4. The hi-hat cymbal sound generation apparatus according to claim 3, wherein the sound volume controller

controls the sound volume so that the sound volume of the output signal after the change continuously attenuates from the sound volume of the output signal before the change.

5. The hi-hat cymbal sound generation apparatus according to claim 1, wherein the trigger

ends a current sound generation procedure and starts a new sound generation procedure when the trigger determines that a vibration indicated by new vibration information acquired in the course of the current sound generation procedure falls within the predetermined range in which a sound generation procedure is to be started.

6. The hi-hat cymbal sound generation apparatus according to claim 1, wherein the recorder records a plurality of sets of data on the foot close sound, data on the foot open sound and data on the predetermined number of hit sounds, and

the trigger starts a sound generation procedure by selecting a set of data that corresponds to an intensity of the vibration or the sound volume.

7. A computer-readable non-temporary recording medium in which a hi-hat cymbal sound generation program is recorded, the hi-hat cymbal sound generation program making a computer function as the hi-hat cymbal sound generation apparatus according to claim 1.

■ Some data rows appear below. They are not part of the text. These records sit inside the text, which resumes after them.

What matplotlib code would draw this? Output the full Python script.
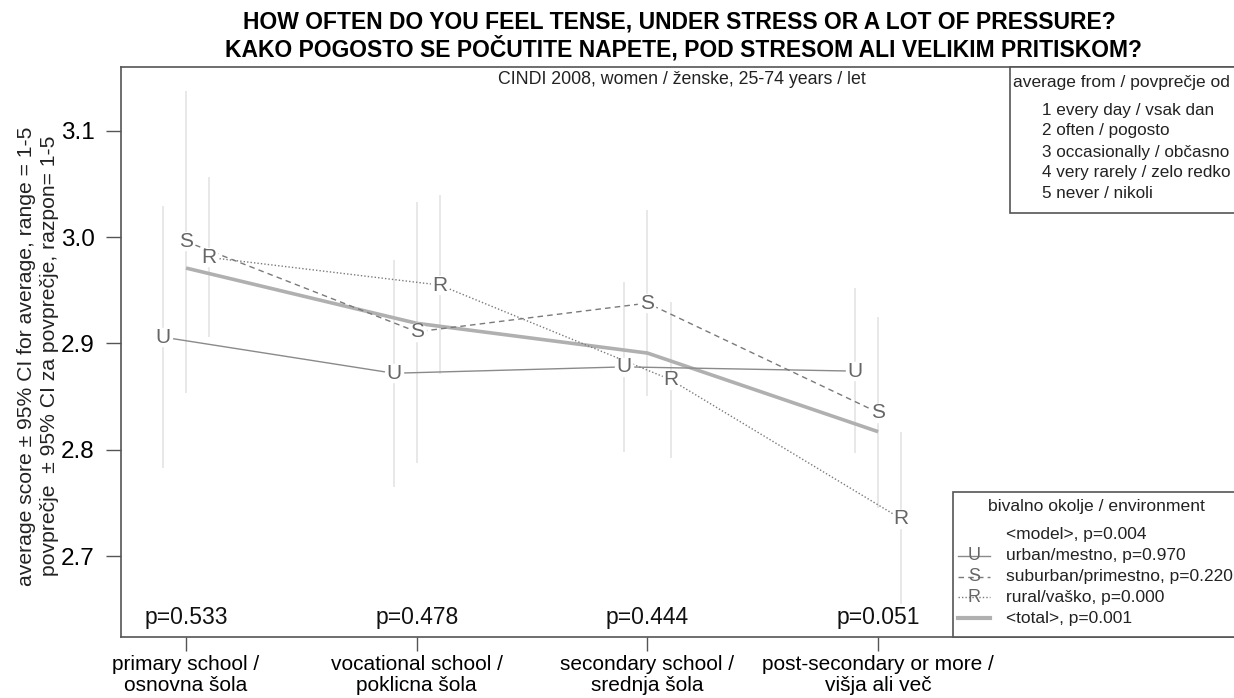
import numpy as np
import matplotlib.pyplot as plt
from matplotlib.patches import Rectangle
from matplotlib.lines import Line2D

plt.rcParams['font.family'] = ['Liberation Sans', 'DejaVu Sans']

# data
categories = ['primary school /\nosnovna šola', 'vocational school /\npoklicna šola',
              'secondary school /\nsrednja šola', 'post-secondary or more /\nvišja ali več']
urban = [2.906, 2.872, 2.878, 2.874]
urban_lo = [2.783, 2.765, 2.798, 2.797]
urban_hi = [3.029, 2.979, 2.958, 2.952]
suburban = [2.996, 2.911, 2.938, 2.835]
suburban_lo = [2.853, 2.788, 2.851, 2.745]
suburban_hi = [3.138, 3.033, 3.026, 2.925]
rural = [2.981, 2.955, 2.866, 2.735]
rural_lo = [2.906, 2.871, 2.792, 2.655]
rural_hi = [3.057, 3.040, 2.939, 2.817]
total = [2.971, 2.919, 2.891, 2.817]
p_values = ['p=0.533', 'p=0.478', 'p=0.444', 'p=0.051']

legend_scale = ['1 every day / vsak dan', '2 often / pogosto', '3 occasionally / občasno',
                '4 very rarely / zelo redko', '5 never / nikoli']
legend_env = ['<model>, p=0.004', 'urban/mestno, p=0.970', 'suburban/primestno, p=0.220',
              'rural/vaško, p=0.000', '<total>, p=0.001']

W, H = 1234, 698
def fx(x): return x / W
def fy(y): return 1 - y / H

fig = plt.figure(figsize=(12.34, 6.98), dpi=100)
# axes runs past the right edge of the picture, as in the original
ax = fig.add_axes([fx(121), fy(637), fx(1300 - 121), (637 - 67) / H])

x = np.arange(1, 5)
frame = '#555555'
letter_col = '#666666'
ci_col = '#e4e4e4'
txt = '#222222'

series = [
    ('U', -0.1, urban, urban_lo, urban_hi, '-', '#8a8a8a'),
    ('S', 0.0, suburban, suburban_lo, suburban_hi, (0, (4, 3)), '#7a7a7a'),
    ('R', 0.1, rural, rural_lo, rural_hi, (0, (1, 1.5)), '#7a7a7a'),
]

for letter, off, vals, lo, hi, ls, col in series:
    xs = x + off
    ax.vlines(xs, lo, hi, color=ci_col, lw=1.2, zorder=1)

ax.plot(x, total, color='#b0b0b0', lw=2.6, zorder=2, solid_capstyle='butt')

for letter, off, vals, lo, hi, ls, col in series:
    xs = x + off
    ax.plot(xs, vals, color=col, lw=1.0, ls=ls, zorder=3)
    ax.plot(xs, vals, ls='none', marker='o', ms=14, mfc='white', mec='none', zorder=4)
    for xi, v in zip(xs, vals):
        ax.text(xi, v, letter, color=letter_col, fontsize=15, ha='center', va='center', zorder=5)

for xi, p in zip(x, p_values):
    ax.text(xi, 2.6417, p, fontsize=16.5, ha='center', va='center', color='#111111')

ax.set_xlim(0.718, 0.718 + (1300 - 121) / 230.7)
ax.set_ylim(2.6238, 3.1602)
ax.set_xticks(x)
ax.set_xticklabels(categories, fontsize=15, linespacing=1.12)
ax.set_yticks([2.7, 2.8, 2.9, 3.0, 3.1])
ax.set_yticklabels(['2.7', '2.8', '2.9', '3.0', '3.1'], fontsize=17.5)
ax.tick_params(axis='y', length=11, pad=8, color=frame, width=1)
ax.tick_params(axis='x', length=10, pad=3, color=frame, width=1)
for s in ax.spines.values():
    s.set_color(frame)
    s.set_linewidth(1.2)

# y label, two lines
fig.text(fx(27), fy(356), 'average score ± 95% CI for average, range = 1-5', rotation=90,
         ha='center', va='center', fontsize=15.2, color=txt)
fig.text(fx(50), fy(356), 'povprečje  ± 95% CI za povprečje, razpon= 1-5', rotation=90,
         ha='center', va='center', fontsize=15.2, color=txt)

# titles
fig.text(fx(679), fy(22), 'HOW OFTEN DO YOU FEEL TENSE, UNDER STRESS OR A LOT OF PRESSURE?',
         ha='center', va='center', fontsize=16.5, fontweight='bold')
fig.text(fx(684), fy(49), 'KAKO POGOSTO SE POČUTITE NAPETE, POD STRESOM ALI VELIKIM PRITISKOM?',
         ha='center', va='center', fontsize=16.5, fontweight='bold')
fig.text(fx(682), fy(79), 'CINDI 2008, women / ženske, 25-74 years / let',
         ha='center', va='center', fontsize=12.8, color=txt)

# legend 1: answer scale
fig.patches.append(Rectangle((fx(1010), fy(213)), fx(300), (213 - 67) / H,
                             transform=fig.transFigure, fill=True, fc='white',
                             ec=frame, lw=1.2, zorder=6))
fig.text(fx(1013), fy(83), 'average from / povprečje od', ha='left', va='center',
         fontsize=12.5, color=txt, zorder=7)
for i, t in enumerate(legend_scale):
    fig.text(fx(1042), fy(110 + 21 * i), t, ha='left', va='center',
             fontsize=12.3, color=txt, zorder=7)

# legend 2: environment
fig.patches.append(Rectangle((fx(953), fy(637)), fx(400), (637 - 492) / H,
                             transform=fig.transFigure, fill=True, fc='white',
                             ec=frame, lw=1.2, zorder=6))
fig.text(fx(988), fy(507), 'bivalno okolje / environment', ha='left', va='center',
         fontsize=12.6, color=txt, zorder=7)
handles = [None,
           ('U', '-', '#8a8a8a', 1.0),
           ('S', (0, (4, 3)), '#7a7a7a', 1.0),
           ('R', (0, (1, 1.5)), '#7a7a7a', 1.0),
           (None, '-', '#b0b0b0', 3.0)]
for i, (t, h) in enumerate(zip(legend_env, handles)):
    yy = 535 + 20.8 * i
    fig.text(fx(1006), fy(yy), t, ha='left', va='center', fontsize=12.5,
             color=txt, zorder=7)
    if h is None:
        continue
    letter, ls, col, lw = h
    fig.lines.append(Line2D([fx(958), fx(990)], [fy(yy), fy(yy)], transform=fig.transFigure,
                            color=col, ls=ls, lw=lw, zorder=7))
    if letter:
        fig.text(fx(974), fy(yy), letter, ha='center', va='center', fontsize=13,
                 color=letter_col, zorder=8)

fig.savefig('out.png', dpi=100)
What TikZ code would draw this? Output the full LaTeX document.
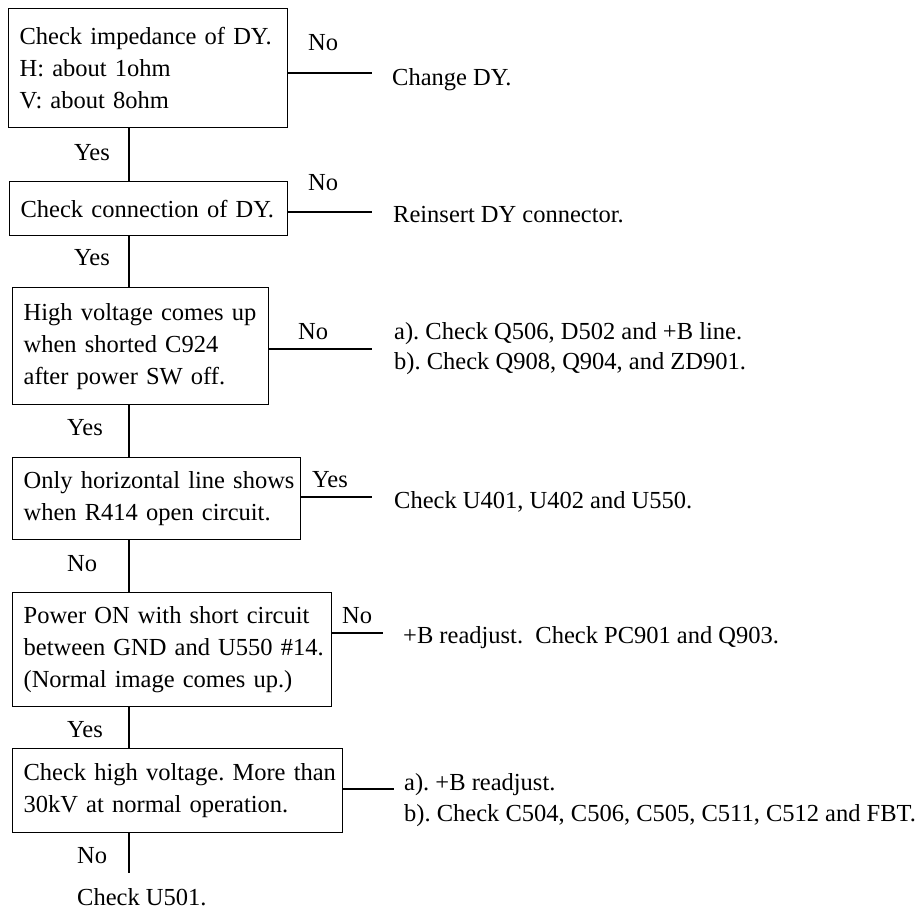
\documentclass[tikz,border=0pt]{standalone}
\usepackage{fontspec}
\setmainfont{Liberation Serif}
\begin{document}
\frenchspacing
\begin{tikzpicture}[x=1pt,y=-1pt,
  every node/.style={font=\fontsize{24.5}{32}\selectfont\frenchspacing},
  stepbox/.style={draw,line width=1.3pt,anchor=north west,align=left,inner xsep=11pt,inner ysep=0pt},
  lbl/.style={anchor=base west,inner sep=0pt},
  conn/.style={line width=1.3pt}]
\useasboundingbox (0,0) rectangle (922,909);
\coordinate (spine) at (129,0);
% boxes
\node[stepbox,minimum width=279pt,minimum height=119pt,text width=257pt] (b1) at (8,8)
  {Check impedance of DY.\\H: about 1ohm\\V: about 8ohm};
\node[stepbox,minimum width=278pt,minimum height=54pt,text width=256pt] (b2) at (9,181)
  {Check connection of DY.};
\node[stepbox,minimum width=256pt,minimum height=117pt,text width=234pt] (b3) at (12,287)
  {High voltage comes up\\when shorted C924\\after power SW off.};
\node[stepbox,minimum width=288pt,minimum height=82pt,text width=266pt] (b4) at (12,457)
  {\mbox{Only horizontal line shows}\\when R414 open circuit.};
\node[stepbox,minimum width=319pt,minimum height=114pt,text width=297pt] (b5) at (12,592)
  {Power ON with short circuit\\\mbox{between GND and U550 \#14.}\\(Normal image comes up.)};
\node[stepbox,minimum width=330pt,minimum height=84pt,text width=308pt] (b6) at (12,748)
  {\mbox{Check high voltage. More than}\\30kV at normal operation.};
% labels
\node[lbl] (n1) at (308,51) {No};
\node[lbl] (y1) at (74,161) {Yes};
\node[lbl] (n2) at (308,191) {No};
\node[lbl] (y2) at (74,266) {Yes};
\node[lbl] (n3) at (298,340) {No};
\node[lbl] (y3) at (67,436) {Yes};
\node[lbl] (y4) at (312,488) {Yes};
\node[lbl] (n4) at (67,571) {No};
\node[lbl] (n5) at (342,623) {No};
\node[lbl] (y5) at (67,737) {Yes};
\node[lbl] (n6) at (77,863) {No};
% results
\node[lbl] (r1) at (392,86) {Change DY.};
\node[lbl] (r2) at (393,223) {Reinsert DY connector.};
\node[lbl] (r3a) at (394,340) {a). Check Q506, D502 and +B line.};
\node[lbl] (r3b) at (394,370) {b). Check Q908, Q904, and ZD901.};
\node[lbl] (r4) at (394,508) {Check U401, U402 and U550.};
\node[lbl] (r5) at (403,643) {+B readjust.\ \ Check PC901 and Q903.};
\node[lbl] (r6a) at (404,790) {a). +B readjust.};
\node[lbl] (r6b) at (404,821) {b). Check C504, C506, C505, C511, C512 and FBT.};
\node[lbl] (r7) at (77,905) {Check U501.};
% free ends
\coordinate (e1) at (372,73);
\coordinate (e2) at (372,212);
\coordinate (e3) at (372,349);
\coordinate (e4) at (372,497);
\coordinate (e5) at (383,633);
\coordinate (e6) at (394,789);
\coordinate (e7) at (129,873);
% vertical connectors
\draw[conn] (b1.south -| spine) -- (b2.north -| spine);
\draw[conn] (b2.south -| spine) -- (b3.north -| spine);
\draw[conn] (b3.south -| spine) -- (b4.north -| spine);
\draw[conn] (b4.south -| spine) -- (b5.north -| spine);
\draw[conn] (b5.south -| spine) -- (b6.north -| spine);
\draw[conn] (b6.south -| spine) -- (e7);
% horizontal connectors
\draw[conn] (b1.east |- e1) -- (e1);
\draw[conn] (b2.east |- e2) -- (e2);
\draw[conn] (b3.east |- e3) -- (e3);
\draw[conn] (b4.east |- e4) -- (e4);
\draw[conn] (b5.east |- e5) -- (e5);
\draw[conn] (b6.east |- e6) -- (e6);
\end{tikzpicture}
\end{document}
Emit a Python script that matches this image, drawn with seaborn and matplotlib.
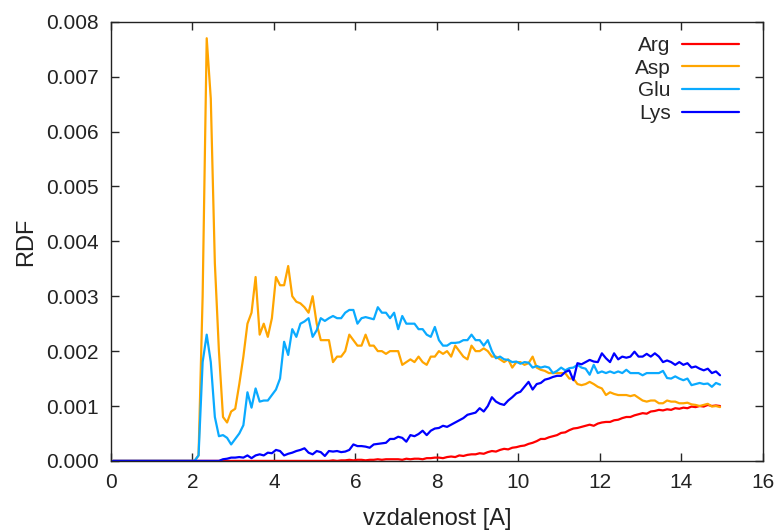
import matplotlib
matplotlib.use("Agg")
import matplotlib.pyplot as plt
import seaborn as sns
import numpy as np
import pandas as pd

# vzdalenost (stred binu), krok 0.1
r = np.round(np.arange(150) * 0.1 + 0.05, 2)

arg = [0.0] * 50 + [
    0, 0, 0, 0, 0.00001, 0, 0.00001, 0.00001, 0.00002, 0.00001,
    0.00002, 0.00002, 0.00001, 0.00002, 0.00002, 0.00003, 0.00002, 0.00003, 0.00003, 0.00003,
    0.00003, 0.00002, 0.00004, 0.00003, 0.00004, 0.00004, 0.00003, 0.00005, 0.00005, 0.00006,
    0.00006, 0.00005, 0.00007, 0.00008, 0.00007, 0.0001, 0.00009, 0.00011, 0.00012, 0.00012,
    0.00014, 0.00013, 0.00016, 0.00018, 0.00017, 0.0002, 0.00022, 0.00021, 0.00024, 0.00025,
    0.00027, 0.00028, 0.00031, 0.00033, 0.00036, 0.0004, 0.0004, 0.00043, 0.00045, 0.00047,
    0.00051, 0.00052, 0.00056, 0.00059, 0.0006, 0.00062, 0.00064, 0.00066, 0.00064, 0.00068,
    0.0007, 0.00071, 0.00071, 0.00074, 0.00075, 0.00078, 0.0008, 0.0008, 0.00083, 0.00085,
    0.00087, 0.00086, 0.0009, 0.00091, 0.00093, 0.00092, 0.00094, 0.00093, 0.00096, 0.00095,
    0.00097, 0.00096, 0.00099, 0.00098, 0.001, 0.00099, 0.00102, 0.001, 0.00101, 0.001,
]

asp = [0.0] * 20 + [
    0, 0.0001, 0.0030, 0.0077, 0.0066, 0.0036, 0.0020, 0.0008, 0.0007, 0.0009,
    0.00095, 0.0014, 0.0019, 0.0025, 0.0027, 0.00335, 0.0023, 0.0025, 0.00226, 0.0026,
    0.00335, 0.0032, 0.0032, 0.00355, 0.0030, 0.0029, 0.00287, 0.0028, 0.0027, 0.0030,
    0.0025, 0.0022, 0.0022, 0.0022, 0.0018, 0.0019, 0.0019, 0.0020, 0.0023, 0.0022,
    0.0021, 0.0021, 0.0023, 0.0021, 0.0021, 0.0020, 0.0020, 0.00195, 0.0020, 0.0020,
    0.0020, 0.00175, 0.0018, 0.00185, 0.0018, 0.0019, 0.0018, 0.00175, 0.0019, 0.0019,
    0.0020, 0.00195, 0.0020, 0.0019, 0.0021, 0.0020, 0.0019, 0.00185, 0.0021, 0.0020,
    0.0020, 0.00205, 0.0020, 0.0019, 0.0019, 0.00185, 0.0018, 0.00185, 0.0017, 0.0018,
    0.0018, 0.00175, 0.00178, 0.0019, 0.0017, 0.00166, 0.00164, 0.0016, 0.0016, 0.0016,
    0.0016, 0.0016, 0.0015, 0.0015, 0.0014, 0.00138, 0.0014, 0.00144, 0.0014, 0.00135,
    0.00132, 0.0012, 0.00125, 0.00122, 0.0012, 0.0012, 0.0012, 0.00118, 0.0012, 0.00115,
    0.0011, 0.00108, 0.0011, 0.0011, 0.00105, 0.00105, 0.0011, 0.00108, 0.00108, 0.00105,
    0.00105, 0.00106, 0.00103, 0.00102, 0.0010, 0.00102, 0.00104, 0.00099, 0.0010, 0.00098,
]

glu = [0.0] * 20 + [
    0, 0.0001, 0.0018, 0.0023, 0.0018, 0.0008, 0.00045, 0.00047, 0.00042, 0.0003,
    0.0004, 0.0005, 0.00065, 0.00125, 0.00097, 0.00132, 0.00108, 0.0011, 0.0011, 0.0012,
    0.0013, 0.0015, 0.00217, 0.00193, 0.0024, 0.00226, 0.0025, 0.00254, 0.0026, 0.00226,
    0.00238, 0.0026, 0.00255, 0.0026, 0.00264, 0.0026, 0.0026, 0.0027, 0.00275, 0.00275,
    0.0025, 0.0026, 0.00262, 0.0026, 0.00258, 0.0028, 0.0027, 0.0027, 0.0026, 0.0027,
    0.0024, 0.00264, 0.0025, 0.0025, 0.0025, 0.0024, 0.0024, 0.0023, 0.00226, 0.00244,
    0.0022, 0.0021, 0.0021, 0.00215, 0.00215, 0.00216, 0.0022, 0.0022, 0.0023, 0.0022,
    0.0022, 0.0021, 0.0022, 0.0020, 0.00187, 0.0019, 0.00185, 0.00184, 0.0018, 0.00181,
    0.00177, 0.0018, 0.00179, 0.0017, 0.00173, 0.0017, 0.00172, 0.0017, 0.0016, 0.00164,
    0.0017, 0.00165, 0.00169, 0.0017, 0.00175, 0.0017, 0.00168, 0.00157, 0.00175, 0.0016,
    0.00163, 0.0016, 0.00163, 0.0016, 0.00163, 0.0016, 0.00166, 0.0016, 0.0016, 0.0016,
    0.00156, 0.0016, 0.0016, 0.0016, 0.0016, 0.00164, 0.00151, 0.0015, 0.00154, 0.0015,
    0.00147, 0.0015, 0.00138, 0.0014, 0.00142, 0.0014, 0.00141, 0.00135, 0.00142, 0.00139,
]

lys = [0.0] * 27 + [
    0.00003, 0.00004, 0.00006,
    0.00006, 0.00007, 0.00006, 0.0001, 0.00005, 0.0001, 0.00012, 0.0001, 0.00015, 0.00014,
    0.0002, 0.00018, 0.0001, 0.00013, 0.00015, 0.00018, 0.0002, 0.00023, 0.00015, 0.00012,
    0.00018, 0.00016, 0.00009, 0.00018, 0.00017, 0.00018, 0.00016, 0.00017, 0.0002, 0.0003,
    0.00027, 0.00027, 0.00026, 0.00024, 0.0003, 0.00031, 0.00032, 0.00033, 0.0004, 0.0004,
    0.00044, 0.00042, 0.00035, 0.00047, 0.00045, 0.00049, 0.00055, 0.00047, 0.00055, 0.00059,
    0.0006, 0.00064, 0.00062, 0.00066, 0.0007, 0.00074, 0.00078, 0.00084, 0.00086, 0.00088,
    0.00096, 0.0009, 0.0010, 0.00116, 0.00108, 0.00104, 0.00102, 0.0011, 0.00116, 0.00123,
    0.00126, 0.00135, 0.00144, 0.0013, 0.0014, 0.00142, 0.00148, 0.0015, 0.00153, 0.00155,
    0.00155, 0.00162, 0.00165, 0.00147, 0.00178, 0.00176, 0.0018, 0.00184, 0.00181, 0.0018,
    0.00196, 0.00187, 0.0018, 0.00196, 0.00185, 0.0019, 0.00188, 0.0019, 0.00199, 0.0019,
    0.0019, 0.00195, 0.0019, 0.00196, 0.0019, 0.0018, 0.00183, 0.0018, 0.00175, 0.0018,
    0.00175, 0.00178, 0.0017, 0.00172, 0.00168, 0.00165, 0.00168, 0.0016, 0.00163, 0.00156,
]

names = ["Arg", "Asp", "Glu", "Lys"]
colors = ["#ff0000", "#ffa500", "#0aaaff", "#0000ff"]

df = pd.DataFrame({"r": r, "Arg": arg, "Asp": asp, "Glu": glu, "Lys": lys})
long_df = df.melt(id_vars="r", var_name="aa", value_name="RDF")

sns.set_style("ticks")
plt.rcParams["font.family"] = ["Liberation Sans", "DejaVu Sans"]

fig = plt.figure(figsize=(7.76, 5.31), dpi=100)
ax = fig.add_axes([0.143, 0.132, 0.840, 0.827])

sns.lineplot(data=long_df, x="r", y="RDF", hue="aa", hue_order=names,
             palette=colors, linewidth=1.6, ax=ax)

ax.set_xlim(0, 16)
ax.set_ylim(0, 0.008)
ax.set_xticks(np.arange(0, 17, 2))
ax.set_yticks(np.arange(0, 0.0081, 0.001))
ax.yaxis.set_major_formatter(matplotlib.ticker.FormatStrFormatter("%.3f"))
ax.tick_params(direction="in", length=6, width=1, top=True, right=True,
               labelsize=15, labelcolor="#222222", pad=8.6)
for s in ax.spines.values():
    s.set_visible(True)
    s.set_linewidth(1)
    s.set_color("#222222")

ax.set_xlabel("vzdalenost [A]", fontsize=17, color="#222222")
ax.set_ylabel("RDF", fontsize=17, color="#222222")
ax.xaxis.set_label_coords(0.5, -0.108)
ax.yaxis.set_label_coords(-0.114, 0.5)

ax.legend(loc="upper right", bbox_to_anchor=(0.963, 0.968), frameon=False,
          markerfirst=False, fontsize=15, handlelength=2.7, handletextpad=0.56,
          labelspacing=0.18, borderaxespad=0, borderpad=0, title=None)

fig.savefig("out.png", dpi=100)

8. A hi-hat cymbal sound generation method that generates a sound of hi-hat cymbals based on information on an operation to a top pad, which corresponds to a top cymbal, and a bottom pad, which corresponds to a bottom cymbal, the top pad and the bottom pad being attached to a hi-hat stand with a pedal,

wherein a distance between the top pad and the bottom pad is changeable by an operation of the pedal,

state information is information that indicates which of a predetermined number of states a state is, the state being determined by the distance between the top pad and the bottom pad,

of the states, a state in which the top pad and the bottom pad are closest to each other is designated as a close state,

data on a foot close sound that corresponds to a sound in the close state generated by the top cymbal and the bottom cymbal coming into contact with each other in response to an operation of the pedal, data on a foot open sound that corresponds to a sound in a state other than the close state generated by the top cymbal and the bottom cymbal coming into contact with each other in response to an operation of the pedal, and data on a predetermined number of hit sounds, which correspond to sounds generated by hitting in the states indicated by the state information are previously recorded in a recorder, and

the method comprises:

acquiring at least the state information and vibration information, which is information on a vibration of the top pad;

a triggering of checking whether the vibration indicated by the vibration information falls within a predetermined range in which a sound generation procedure is to be started, and reading at least all the hit sounds from the recorder and starting sound generation procedures for the hit sounds when the triggering determines that the vibration falls within the range in which a sound generation procedure is to be started; and

a sound volume controlling of generating an output signal by controlling a sound volume of each sound whose sound generation procedure is being performed based on the current state information and information on a change of the distance between the top pad and the bottom pad.

9. The hi-hat cymbal sound generation method according to claim 8, wherein at a time for the triggering to start a sound generation procedure,

the triggering starts the sound generation procedures for all the hit sounds, and the sound volume controlling controls the sound volume so that the hit sound in the state indicated by the state information is provided as the output signal if a current state is not the close state, or if a current state is the close state and the change of the distance between the top pad and the bottom pad does not meet a predetermined condition, and

the triggering starts the sound generation procedures for the foot close sound, the foot open sound and all the hit sounds, and the sound volume controlling controls the sound volume so that the foot close sound is provided as the output signal if the current state is the close state and the change of the distance between the top pad and the bottom pad meets the predetermined condition.

10. The hi-hat cymbal sound generation method according to claim 9, wherein at a time other than the time for the triggering to start a sound generation procedure,

(1) if a state change from the close state occurs,

the sound volume controlling

(1-1) controls the sound volume so that the hit sound in the state indicated by the state information after the change is provided as the output signal if the output signal before the change is the hit sound in the close state, and

(1-2) controls the sound volume so that the foot open sound is provided as the output signal if the output signal before the change is the foot close sound and a predetermined time has not lapsed from the start of the sound generation procedure, and

(2) if a state change from a state other than the close state occurs,

the sound volume controlling

(2-1) controls the sound volume so that the hit sound in the state indicated by the state information after the change is provided as the output signal if there is at least the hit sound in the state indicated by the state information after the change if the output signal before the change is the hit sound in the state indicated by the state information,

(2-2) continues providing the foot open sound as the output signal if the output signal before the change is the foot open sound and the change of the state indicated by the state information is not a change toward the close state, and

(2-3) controls the sound volume so that the hit sound in the state indicated by the state information after the change is provided as the output signal if there is at least the hit sound in the state indicated by the state information after the change if the output signal before the change is the foot open sound and the change of the state indicated by the state information is a change toward the close state.

11. The hi-hat cymbal sound generation method according to claim 10, wherein the sound volume controlling

controls the sound volume so that the sound volume of the output signal after the change continuously attenuates from the sound volume of the output signal before the change.

12. The hi-hat cymbal sound generation method according to claim 8, wherein the triggering

ends a current sound generation procedure and starts a new sound generation procedure when the triggering determines that a vibration indicated by new vibration information acquired in the course of the current sound generation procedure falls within the predetermined range in which a sound generation procedure is to be started.

13. The hi-hat cymbal sound generation method according to claim 8, wherein the recorder records a plurality of sets of data on the foot close sound, data on the foot open sound and data on the predetermined number of hit sounds, and

the triggering starts a sound generation procedure by selecting a set of data that corresponds to an intensity of the vibration or the sound volume.